The bus’s brakes squeezed to a stop. I got in line and walked like a worker up metal stairs. After I sat down on a worn cushion, our teenage bodies jolted forward to a Kansas public school education. 

In first-period biology, we ventured outside to find tadpoles in their natural environment. An autumn wind propped me awake. As I knelt down to scoop a tailed larva into a cup, I overheard some clipped language about planes crashing into towers. This wiggled in my ears as my captive sought escape.

We didn’t talk about dead bodies from thousands of years ago in second-period anthropology. Instead, we saw new bodies burning in distant towers splayed on a TV screen. I was no longer tired 

once I watched smoke spew into a blue Manhattan sky — I watched the south tower fall: black steel morphed into a Tuesday morning grave — I watched the grave grow when the bell rang, a rattle in my head like a baby shaking joy.

In the hallway, I found joy burned along with the bodies who didn’t return breathing to their families.
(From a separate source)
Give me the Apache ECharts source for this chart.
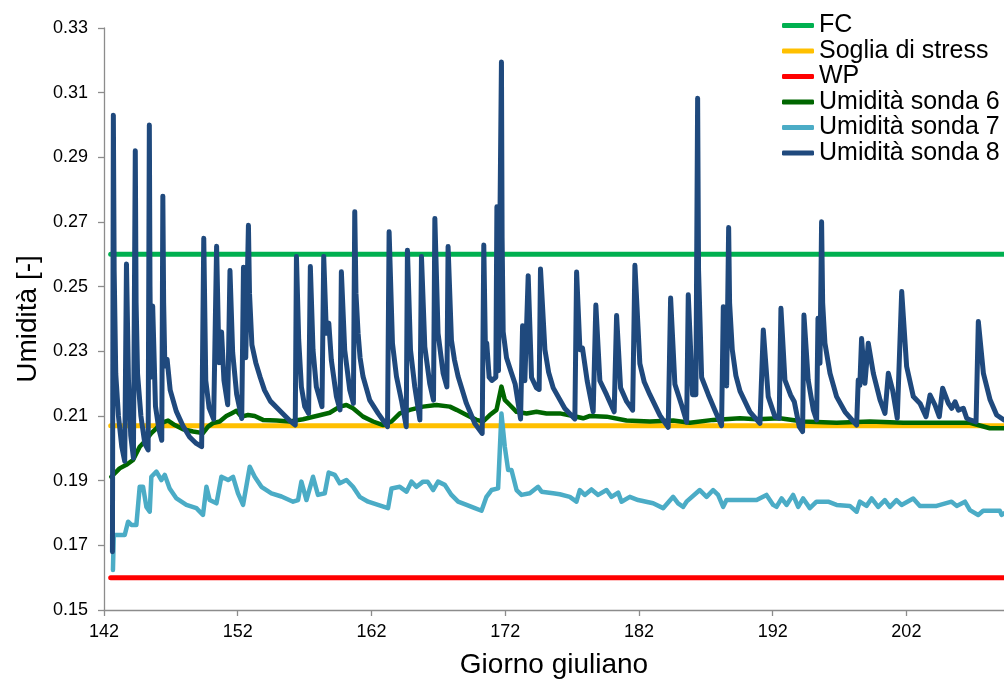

I couldn’t bury joy’s carcass when I had a test on the reproductive system reproducing grief into the young arms of the twenty-first century.

On the last page, I wrote with a lead pencil I want to eat my pencil for extra credit. Then I would know the shockwave of lead intake inflicted upon a human body. I want to feel a little pain today.

At lunch, my burnt chicken skin made me jump to seeing a businessman’s charred skin.

In sixth-period English, my teacher’s face gaped back as if Flight 93 flew into her eyes and burned up all the blood inside.